>> START

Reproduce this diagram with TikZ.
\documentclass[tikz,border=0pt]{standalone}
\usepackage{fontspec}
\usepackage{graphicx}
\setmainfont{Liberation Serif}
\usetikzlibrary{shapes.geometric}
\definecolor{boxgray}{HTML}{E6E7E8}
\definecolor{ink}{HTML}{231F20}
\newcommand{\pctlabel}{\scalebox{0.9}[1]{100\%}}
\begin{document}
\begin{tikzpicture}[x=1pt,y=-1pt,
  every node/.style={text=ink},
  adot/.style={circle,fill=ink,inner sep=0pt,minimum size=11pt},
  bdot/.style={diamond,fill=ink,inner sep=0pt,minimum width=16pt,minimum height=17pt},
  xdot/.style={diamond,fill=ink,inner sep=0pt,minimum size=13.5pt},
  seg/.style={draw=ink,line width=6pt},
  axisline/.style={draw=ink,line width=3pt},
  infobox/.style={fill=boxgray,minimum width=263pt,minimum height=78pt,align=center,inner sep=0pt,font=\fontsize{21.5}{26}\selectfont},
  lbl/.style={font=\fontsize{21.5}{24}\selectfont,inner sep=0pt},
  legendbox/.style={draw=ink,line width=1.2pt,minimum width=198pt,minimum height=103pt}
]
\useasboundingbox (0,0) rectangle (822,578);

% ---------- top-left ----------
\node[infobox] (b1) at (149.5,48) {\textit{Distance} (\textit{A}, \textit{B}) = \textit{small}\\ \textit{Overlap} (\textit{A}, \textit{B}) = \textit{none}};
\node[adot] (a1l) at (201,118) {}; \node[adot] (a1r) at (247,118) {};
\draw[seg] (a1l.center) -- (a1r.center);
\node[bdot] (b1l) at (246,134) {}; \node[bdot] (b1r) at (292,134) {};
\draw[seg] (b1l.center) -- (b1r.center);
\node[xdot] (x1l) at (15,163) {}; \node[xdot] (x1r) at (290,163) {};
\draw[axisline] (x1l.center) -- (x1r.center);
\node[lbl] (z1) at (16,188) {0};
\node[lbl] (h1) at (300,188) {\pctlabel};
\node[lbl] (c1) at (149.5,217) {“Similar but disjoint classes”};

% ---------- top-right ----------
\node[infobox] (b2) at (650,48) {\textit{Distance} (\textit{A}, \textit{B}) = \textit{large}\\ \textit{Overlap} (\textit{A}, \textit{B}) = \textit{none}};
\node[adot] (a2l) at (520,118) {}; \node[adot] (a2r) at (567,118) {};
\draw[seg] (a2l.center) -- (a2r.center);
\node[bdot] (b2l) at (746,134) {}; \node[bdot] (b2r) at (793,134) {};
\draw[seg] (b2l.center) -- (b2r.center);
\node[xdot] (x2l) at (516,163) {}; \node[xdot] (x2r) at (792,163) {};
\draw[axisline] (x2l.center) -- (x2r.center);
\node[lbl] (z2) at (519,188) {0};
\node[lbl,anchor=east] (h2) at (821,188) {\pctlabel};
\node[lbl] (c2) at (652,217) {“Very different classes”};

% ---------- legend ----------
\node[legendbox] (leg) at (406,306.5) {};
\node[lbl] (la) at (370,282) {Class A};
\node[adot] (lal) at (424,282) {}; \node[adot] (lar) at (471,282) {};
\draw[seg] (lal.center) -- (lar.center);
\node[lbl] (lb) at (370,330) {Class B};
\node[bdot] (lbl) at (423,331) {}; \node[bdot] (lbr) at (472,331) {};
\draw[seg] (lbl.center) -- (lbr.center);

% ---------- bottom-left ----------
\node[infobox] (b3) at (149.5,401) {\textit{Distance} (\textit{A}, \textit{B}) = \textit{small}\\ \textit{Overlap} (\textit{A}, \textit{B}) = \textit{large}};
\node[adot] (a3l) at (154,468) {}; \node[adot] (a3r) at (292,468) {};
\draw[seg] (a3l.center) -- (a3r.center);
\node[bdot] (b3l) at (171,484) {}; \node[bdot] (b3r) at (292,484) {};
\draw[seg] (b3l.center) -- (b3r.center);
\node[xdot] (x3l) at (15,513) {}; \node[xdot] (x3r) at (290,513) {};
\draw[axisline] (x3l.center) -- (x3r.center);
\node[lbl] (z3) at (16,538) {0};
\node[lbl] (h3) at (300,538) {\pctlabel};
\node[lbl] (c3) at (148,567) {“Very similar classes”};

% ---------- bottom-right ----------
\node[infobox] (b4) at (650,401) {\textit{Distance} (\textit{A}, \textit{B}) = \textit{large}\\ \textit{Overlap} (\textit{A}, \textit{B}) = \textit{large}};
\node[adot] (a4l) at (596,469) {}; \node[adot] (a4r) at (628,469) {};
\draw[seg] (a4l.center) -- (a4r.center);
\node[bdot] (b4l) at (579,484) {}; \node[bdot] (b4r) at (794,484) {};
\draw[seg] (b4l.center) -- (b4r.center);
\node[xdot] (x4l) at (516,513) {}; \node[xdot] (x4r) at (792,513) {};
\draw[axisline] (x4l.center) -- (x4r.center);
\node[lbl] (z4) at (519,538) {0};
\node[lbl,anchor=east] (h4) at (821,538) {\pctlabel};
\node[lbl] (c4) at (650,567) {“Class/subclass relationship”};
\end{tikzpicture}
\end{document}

>> END

(Exercise): Return the whole listing exactly, with every line included.

(Finished answer):
Reproduce this diagram with TikZ.
\documentclass[tikz,border=0pt]{standalone}
\usepackage{fontspec}
\usepackage{graphicx}
\setmainfont{Liberation Serif}
\usetikzlibrary{shapes.geometric}
\definecolor{boxgray}{HTML}{E6E7E8}
\definecolor{ink}{HTML}{231F20}
\newcommand{\pctlabel}{\scalebox{0.9}[1]{100\%}}
\begin{document}
\begin{tikzpicture}[x=1pt,y=-1pt,
  every node/.style={text=ink},
  adot/.style={circle,fill=ink,inner sep=0pt,minimum size=11pt},
  bdot/.style={diamond,fill=ink,inner sep=0pt,minimum width=16pt,minimum height=17pt},
  xdot/.style={diamond,fill=ink,inner sep=0pt,minimum size=13.5pt},
  seg/.style={draw=ink,line width=6pt},
  axisline/.style={draw=ink,line width=3pt},
  infobox/.style={fill=boxgray,minimum width=263pt,minimum height=78pt,align=center,inner sep=0pt,font=\fontsize{21.5}{26}\selectfont},
  lbl/.style={font=\fontsize{21.5}{24}\selectfont,inner sep=0pt},
  legendbox/.style={draw=ink,line width=1.2pt,minimum width=198pt,minimum height=103pt}
]
\useasboundingbox (0,0) rectangle (822,578);

% ---------- top-left ----------
\node[infobox] (b1) at (149.5,48) {\textit{Distance} (\textit{A}, \textit{B}) = \textit{small}\\ \textit{Overlap} (\textit{A}, \textit{B}) = \textit{none}};
\node[adot] (a1l) at (201,118) {}; \node[adot] (a1r) at (247,118) {};
\draw[seg] (a1l.center) -- (a1r.center);
\node[bdot] (b1l) at (246,134) {}; \node[bdot] (b1r) at (292,134) {};
\draw[seg] (b1l.center) -- (b1r.center);
\node[xdot] (x1l) at (15,163) {}; \node[xdot] (x1r) at (290,163) {};
\draw[axisline] (x1l.center) -- (x1r.center);
\node[lbl] (z1) at (16,188) {0};
\node[lbl] (h1) at (300,188) {\pctlabel};
\node[lbl] (c1) at (149.5,217) {“Similar but disjoint classes”};

% ---------- top-right ----------
\node[infobox] (b2) at (650,48) {\textit{Distance} (\textit{A}, \textit{B}) = \textit{large}\\ \textit{Overlap} (\textit{A}, \textit{B}) = \textit{none}};
\node[adot] (a2l) at (520,118) {}; \node[adot] (a2r) at (567,118) {};
\draw[seg] (a2l.center) -- (a2r.center);
\node[bdot] (b2l) at (746,134) {}; \node[bdot] (b2r) at (793,134) {};
\draw[seg] (b2l.center) -- (b2r.center);
\node[xdot] (x2l) at (516,163) {}; \node[xdot] (x2r) at (792,163) {};
\draw[axisline] (x2l.center) -- (x2r.center);
\node[lbl] (z2) at (519,188) {0};
\node[lbl,anchor=east] (h2) at (821,188) {\pctlabel};
\node[lbl] (c2) at (652,217) {“Very different classes”};

% ---------- legend ----------
\node[legendbox] (leg) at (406,306.5) {};
\node[lbl] (la) at (370,282) {Class A};
\node[adot] (lal) at (424,282) {}; \node[adot] (lar) at (471,282) {};
\draw[seg] (lal.center) -- (lar.center);
\node[lbl] (lb) at (370,330) {Class B};
\node[bdot] (lbl) at (423,331) {}; \node[bdot] (lbr) at (472,331) {};
\draw[seg] (lbl.center) -- (lbr.center);

% ---------- bottom-left ----------
\node[infobox] (b3) at (149.5,401) {\textit{Distance} (\textit{A}, \textit{B}) = \textit{small}\\ \textit{Overlap} (\textit{A}, \textit{B}) = \textit{large}};
\node[adot] (a3l) at (154,468) {}; \node[adot] (a3r) at (292,468) {};
\draw[seg] (a3l.center) -- (a3r.center);
\node[bdot] (b3l) at (171,484) {}; \node[bdot] (b3r) at (292,484) {};
\draw[seg] (b3l.center) -- (b3r.center);
\node[xdot] (x3l) at (15,513) {}; \node[xdot] (x3r) at (290,513) {};
\draw[axisline] (x3l.center) -- (x3r.center);
\node[lbl] (z3) at (16,538) {0};
\node[lbl] (h3) at (300,538) {\pctlabel};
\node[lbl] (c3) at (148,567) {“Very similar classes”};

% ---------- bottom-right ----------
\node[infobox] (b4) at (650,401) {\textit{Distance} (\textit{A}, \textit{B}) = \textit{large}\\ \textit{Overlap} (\textit{A}, \textit{B}) = \textit{large}};
\node[adot] (a4l) at (596,469) {}; \node[adot] (a4r) at (628,469) {};
\draw[seg] (a4l.center) -- (a4r.center);
\node[bdot] (b4l) at (579,484) {}; \node[bdot] (b4r) at (794,484) {};
\draw[seg] (b4l.center) -- (b4r.center);
\node[xdot] (x4l) at (516,513) {}; \node[xdot] (x4r) at (792,513) {};
\draw[axisline] (x4l.center) -- (x4r.center);
\node[lbl] (z4) at (519,538) {0};
\node[lbl,anchor=east] (h4) at (821,538) {\pctlabel};
\node[lbl] (c4) at (650,567) {“Class/subclass relationship”};
\end{tikzpicture}
\end{document}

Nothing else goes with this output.